Stop being so Ashkenormative!
Performer Vanessa Hidary, the Hebrew Mamita, to perform in Teaneck
Woody Allen had it easy.
A Jewish mother, a slice of herring, a dab of gefilte fish jelly, a shmear of Martin Buber, and a put-down of mayonnaise on white bread for a punch line. Everyone knew what the Jewish menu and the Jewish joke looked like, 50 years ago.
It was never that simple, of course. New York mythology aside, not all Jews left Russia between 1880 and 1923. And not all Jews spoke Yiddish. But ask around in Syrian communities in New York City and you’ll hear stories of grandparents from Damascus and Aleppo whose Jewishness met with stares of disbelief. “How could you be Jewish if you don’t speak Jewish?” that is, Yiddish, they were asked by their Ashkenazic neighbors.
That was then. Now you can dismiss your Litvak zeidie’s ignorant arrogance with a high-falutin’ put-down: Oh, he’s being Ashkenormative again. A lot of consciousness has been raised in the past decade and half on how much the Jewish community constricted itself with unspoken, unquestioned assumptions about Jews looking a certain way, acting a certain way, eating a certain away. In a multicultural age, it began to make sense that there are lots of Jewish cultures.
And at the forefront of that consciousness raising, holding the mic and posting spoken-word videos to YouTube, was Vanessa Hidary, the self-styled Hebrew Mamita, who will perform at Temple Emeth in Teaneck this Shabbat afternoon.
Ms. Hidary grew up in a Jewishly diverse family — her mother from Syrian stock, her father Ashkenazic. Her grandmother had come from Aleppo, where she never would have heard the term “gefilte fish” — which, after all, is simply how you say “stuffed fish” in Yiddish.
She grew up not in the Lower East Side, or in Jewish Brooklyn, but in Manhattan’s Upper West Side, at 88th and Columbus. She’s a bit vague about exactly when, but has described it as during the “hip-hop era.” She went to a local public school and her best friend was a Puerto Rican whose parents owned the corner bodega. Ms. Hidary discovered what it was like to be seen sometimes as Jewish and sometimes as not. She didn’t always like what she heard people say about Jews when they thought she wasn’t one.
She graduated from the LaGuardia High School of the Arts, studied at Hunter College, and earned an M.F.A. in acting.
When it was time to put on a performing persona, to venture to the East Village performance spaces and even the famed Nuyorican Poets Cafe, she dubbed herself the Hebrew Mamita because, she said, “I wanted to represent my neighborhood and how I grew up. I grew up with a very strong Latino culture around me. Mamita is a term of endearment.”
The performance she will bring to Teaneck centers on “modern Jewish identity and race relations, my experience growing up— plus a q-and-a afterward.” Her career has taken her well past New Jersey; she has performed from Alabama to Jerusalem.

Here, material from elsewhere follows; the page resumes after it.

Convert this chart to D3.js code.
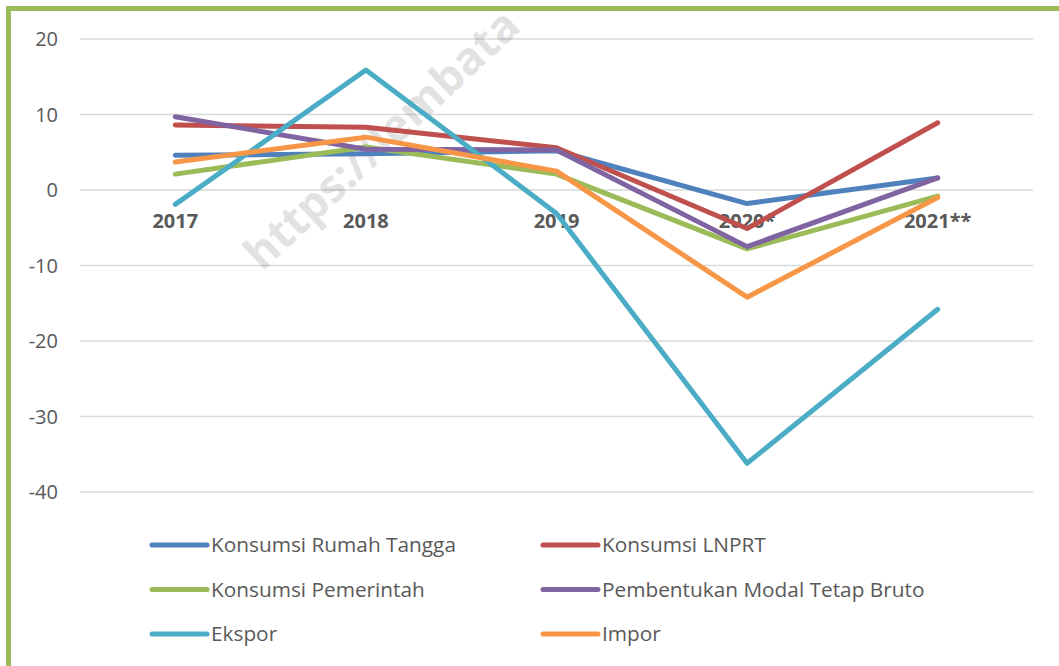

“I do sessions that deal with the basics of what does Jewish look like to you. I talk about Jewish living outside the box,” she said.
“When I was growing up, people didn’t know that much about Sephardic Jews, about Jews of different cultures and races. I think the Internet has changed that a lot. They’re starting to have a bigger presence, and the Jewish community is changing. The community is becoming more open to having different faces.”

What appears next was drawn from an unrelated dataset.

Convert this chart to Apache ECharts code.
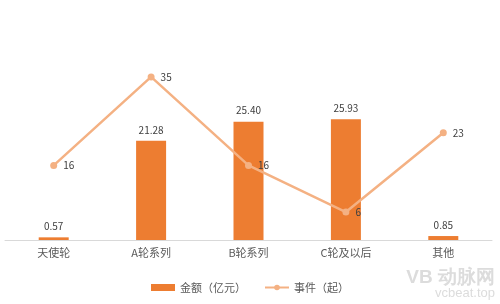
<!DOCTYPE html>
<html><head><meta charset="utf-8">
<script src="https://cdn.jsdelivr.net/npm/echarts@6/dist/echarts.min.js"></script>
<style>html,body{margin:0;padding:0;background:#fff}#c{width:500px;height:304px}</style>
</head><body><div id="c"></div>
<script>
const categories = ['天使轮', 'A轮系列', 'B轮系列', 'C轮及以后', '其他'];
const amounts = [0.57, 21.28, 25.40, 25.93, 0.85];
const events = [16, 35, 16, 6, 23];
const amountName = '金额（亿元）';
const eventName = '事件（起）';

const chart = echarts.init(document.getElementById('c'));
chart.setOption({
  animation: false,
  textStyle: { fontFamily: '"Noto Sans CJK SC", "Noto Sans", sans-serif' },
  grid: { left: 5, right: 8, top: 7, bottom: 64, containLabel: false },
  legend: {
    bottom: 6, left: 'center', itemGap: 18, itemWidth: 24, itemHeight: 7,
    textStyle: { fontSize: 11, color: '#595959' },
    data: [
      { name: amountName, icon: 'rect' },
      { name: eventName }
    ]
  },
  xAxis: {
    type: 'category', data: categories,
    axisLine: { lineStyle: { color: '#d9d9d9' } },
    axisTick: { show: false },
    axisLabel: { fontSize: 11, color: '#595959', margin: 7 }
  },
  yAxis: [
    { type: 'value', min: 0, max: 50, show: false, splitLine: { show: false } },
    { type: 'value', min: 0, max: 50, show: false, splitLine: { show: false } }
  ],
  series: [
    {
      name: amountName, type: 'bar', data: amounts, barWidth: 30,
      itemStyle: { color: '#ED7D31' },
      label: { show: true, position: 'top', fontSize: 10, color: '#404040', distance: 6,
        formatter: p => p.value.toFixed(2) }
    },
    {
      name: eventName, type: 'line', yAxisIndex: 1, data: events,
      symbol: 'circle', symbolSize: 7,
      lineStyle: { color: '#F4B183', width: 2.5 },
      itemStyle: { color: '#F4B183' },
      label: { show: true, position: 'right', fontSize: 10, color: '#404040', distance: 6 }
    }
  ],
  graphic: [
    { type: 'text', right: 5, bottom: 17, style: { text: 'VB 动脉网', fontSize: 19, fill: '#dcdcdc', fontWeight: 'bold' } },
    { type: 'text', right: 5, bottom: 4, style: { text: 'vcbeat.top', fontSize: 13, fill: '#dcdcdc' } }
  ]
});
</script></body></html>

She can’t quite believe that it has been 15 years since she first worked with Be’chol Lashon, — Hebrew for “in every tongue” — a then-brand-new organization in San Francisco, which imagines “a new global Judaism that transcends differences in geography, ethnicity, class, race, ritual practice, and beliefs.” One of Be’chol Lashon’s premiere activities is an overnight summer camp for racially and ethnically diverse Jewish children.

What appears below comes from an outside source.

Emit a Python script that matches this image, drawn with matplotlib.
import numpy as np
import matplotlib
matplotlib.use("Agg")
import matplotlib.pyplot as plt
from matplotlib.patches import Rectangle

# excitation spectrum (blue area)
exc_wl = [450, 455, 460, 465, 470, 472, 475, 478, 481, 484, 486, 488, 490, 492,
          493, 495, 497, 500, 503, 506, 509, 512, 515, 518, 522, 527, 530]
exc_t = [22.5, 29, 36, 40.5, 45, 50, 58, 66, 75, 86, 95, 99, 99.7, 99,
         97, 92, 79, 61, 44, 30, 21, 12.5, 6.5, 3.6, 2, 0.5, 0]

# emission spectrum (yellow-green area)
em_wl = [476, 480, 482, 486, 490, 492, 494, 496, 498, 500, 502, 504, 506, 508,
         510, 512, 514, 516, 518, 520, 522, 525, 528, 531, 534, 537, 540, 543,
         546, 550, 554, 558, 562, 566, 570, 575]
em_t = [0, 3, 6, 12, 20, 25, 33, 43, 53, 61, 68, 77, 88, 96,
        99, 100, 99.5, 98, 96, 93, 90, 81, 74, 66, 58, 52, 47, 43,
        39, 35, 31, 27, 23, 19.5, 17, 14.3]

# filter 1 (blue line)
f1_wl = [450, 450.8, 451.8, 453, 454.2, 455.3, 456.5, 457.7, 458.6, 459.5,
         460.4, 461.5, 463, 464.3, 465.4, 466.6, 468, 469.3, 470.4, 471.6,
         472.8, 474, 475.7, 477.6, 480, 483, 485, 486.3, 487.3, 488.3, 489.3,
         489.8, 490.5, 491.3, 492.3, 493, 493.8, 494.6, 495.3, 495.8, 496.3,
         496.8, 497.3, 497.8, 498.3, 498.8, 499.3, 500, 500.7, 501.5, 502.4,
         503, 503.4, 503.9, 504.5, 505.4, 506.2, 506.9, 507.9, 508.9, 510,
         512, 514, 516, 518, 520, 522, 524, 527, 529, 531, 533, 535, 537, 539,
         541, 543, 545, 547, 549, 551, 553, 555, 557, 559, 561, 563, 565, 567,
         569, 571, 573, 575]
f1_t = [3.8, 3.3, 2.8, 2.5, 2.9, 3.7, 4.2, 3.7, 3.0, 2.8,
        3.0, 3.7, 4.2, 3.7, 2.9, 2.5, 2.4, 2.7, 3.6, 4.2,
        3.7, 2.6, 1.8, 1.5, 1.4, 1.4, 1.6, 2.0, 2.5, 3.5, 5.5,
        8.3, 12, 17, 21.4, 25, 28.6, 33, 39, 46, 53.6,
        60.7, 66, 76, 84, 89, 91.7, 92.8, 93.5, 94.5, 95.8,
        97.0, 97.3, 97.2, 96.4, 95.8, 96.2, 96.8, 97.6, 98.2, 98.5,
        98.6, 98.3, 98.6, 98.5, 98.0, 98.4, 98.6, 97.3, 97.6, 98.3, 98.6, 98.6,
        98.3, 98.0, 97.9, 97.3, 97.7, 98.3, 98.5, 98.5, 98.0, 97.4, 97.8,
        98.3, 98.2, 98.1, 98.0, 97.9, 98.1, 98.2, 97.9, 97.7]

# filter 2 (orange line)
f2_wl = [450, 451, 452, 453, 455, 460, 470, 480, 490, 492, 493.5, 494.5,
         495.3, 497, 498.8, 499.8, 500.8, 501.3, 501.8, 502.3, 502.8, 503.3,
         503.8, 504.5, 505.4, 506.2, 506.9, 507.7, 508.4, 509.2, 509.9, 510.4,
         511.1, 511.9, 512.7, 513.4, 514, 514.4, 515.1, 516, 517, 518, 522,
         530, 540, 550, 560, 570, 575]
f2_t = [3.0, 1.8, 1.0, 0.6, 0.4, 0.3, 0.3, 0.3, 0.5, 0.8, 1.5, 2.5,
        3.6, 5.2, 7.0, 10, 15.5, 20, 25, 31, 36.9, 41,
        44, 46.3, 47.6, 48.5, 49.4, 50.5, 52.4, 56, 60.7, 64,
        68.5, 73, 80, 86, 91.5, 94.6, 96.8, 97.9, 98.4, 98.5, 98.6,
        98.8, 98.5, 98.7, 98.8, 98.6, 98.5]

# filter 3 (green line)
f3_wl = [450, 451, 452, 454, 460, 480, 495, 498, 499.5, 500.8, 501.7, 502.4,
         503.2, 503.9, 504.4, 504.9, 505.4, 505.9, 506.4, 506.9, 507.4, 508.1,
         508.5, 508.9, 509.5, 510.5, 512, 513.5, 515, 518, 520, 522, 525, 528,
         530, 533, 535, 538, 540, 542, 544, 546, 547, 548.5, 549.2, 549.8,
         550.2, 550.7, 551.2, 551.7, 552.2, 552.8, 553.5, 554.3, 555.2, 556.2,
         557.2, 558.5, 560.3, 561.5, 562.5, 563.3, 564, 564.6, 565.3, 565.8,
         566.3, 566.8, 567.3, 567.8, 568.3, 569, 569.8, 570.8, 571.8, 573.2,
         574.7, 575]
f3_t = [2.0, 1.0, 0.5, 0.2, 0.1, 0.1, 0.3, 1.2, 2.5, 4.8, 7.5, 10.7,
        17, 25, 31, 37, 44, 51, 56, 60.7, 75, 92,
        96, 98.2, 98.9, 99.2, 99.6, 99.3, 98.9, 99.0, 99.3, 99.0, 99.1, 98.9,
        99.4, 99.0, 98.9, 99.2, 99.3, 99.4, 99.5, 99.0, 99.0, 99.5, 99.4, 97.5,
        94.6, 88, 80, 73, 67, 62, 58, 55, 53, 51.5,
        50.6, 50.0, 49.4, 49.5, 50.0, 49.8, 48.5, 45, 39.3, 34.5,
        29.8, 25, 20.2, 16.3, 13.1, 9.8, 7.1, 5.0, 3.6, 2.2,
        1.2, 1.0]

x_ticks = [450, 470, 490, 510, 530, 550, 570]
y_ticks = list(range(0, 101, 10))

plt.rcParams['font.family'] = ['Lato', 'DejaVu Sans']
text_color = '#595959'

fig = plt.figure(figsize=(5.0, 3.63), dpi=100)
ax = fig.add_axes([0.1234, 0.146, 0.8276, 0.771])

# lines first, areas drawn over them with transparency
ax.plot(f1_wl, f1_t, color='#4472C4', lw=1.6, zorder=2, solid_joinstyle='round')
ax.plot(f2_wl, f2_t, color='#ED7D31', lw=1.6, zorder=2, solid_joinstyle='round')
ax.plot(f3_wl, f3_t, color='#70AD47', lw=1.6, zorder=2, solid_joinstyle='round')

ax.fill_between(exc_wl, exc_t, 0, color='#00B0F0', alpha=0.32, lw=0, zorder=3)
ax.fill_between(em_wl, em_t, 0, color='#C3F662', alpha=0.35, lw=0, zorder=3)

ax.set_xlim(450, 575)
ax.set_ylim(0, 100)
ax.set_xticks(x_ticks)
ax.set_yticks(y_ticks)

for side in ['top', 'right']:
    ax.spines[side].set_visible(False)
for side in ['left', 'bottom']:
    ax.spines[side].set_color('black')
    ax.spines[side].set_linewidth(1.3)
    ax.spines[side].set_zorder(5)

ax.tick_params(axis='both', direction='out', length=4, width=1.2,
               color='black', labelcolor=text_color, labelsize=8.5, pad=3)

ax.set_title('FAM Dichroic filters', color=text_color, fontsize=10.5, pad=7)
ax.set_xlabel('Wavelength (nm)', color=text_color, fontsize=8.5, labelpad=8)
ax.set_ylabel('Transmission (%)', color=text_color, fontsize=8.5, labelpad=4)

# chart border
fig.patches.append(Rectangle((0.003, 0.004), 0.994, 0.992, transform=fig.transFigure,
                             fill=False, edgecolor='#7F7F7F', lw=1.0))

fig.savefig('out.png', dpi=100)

Locally, Be’chol Lashon’s mission is echoed by Temple Emeth’s Viewpoints committee, which is sponsoring Ms. Hidary. The committee was “formed to celebrate the diversity of the Jewish community and includes programs that highlight the interfaith, interracial, and LGBT communities.”
Ms. Hidary promises that her performance will bring “a lot of humor mixed into poignant things to think about.”
Her latest project has placed her in the director’s chair. It’s a show called Kaleidoscope. She brought together a group of a dozen “ethnically diverse Jews, Jews of color, Sephardic Jews, and had them write their experiences growing up.”
Kaleidoscope’s creation and some performances were underwritten by grants from New York’s UJA-Federation and the 14th Street Y. Now Ms. Hidary is applying for grants to “make that show happen again and attach a curriculum to that.”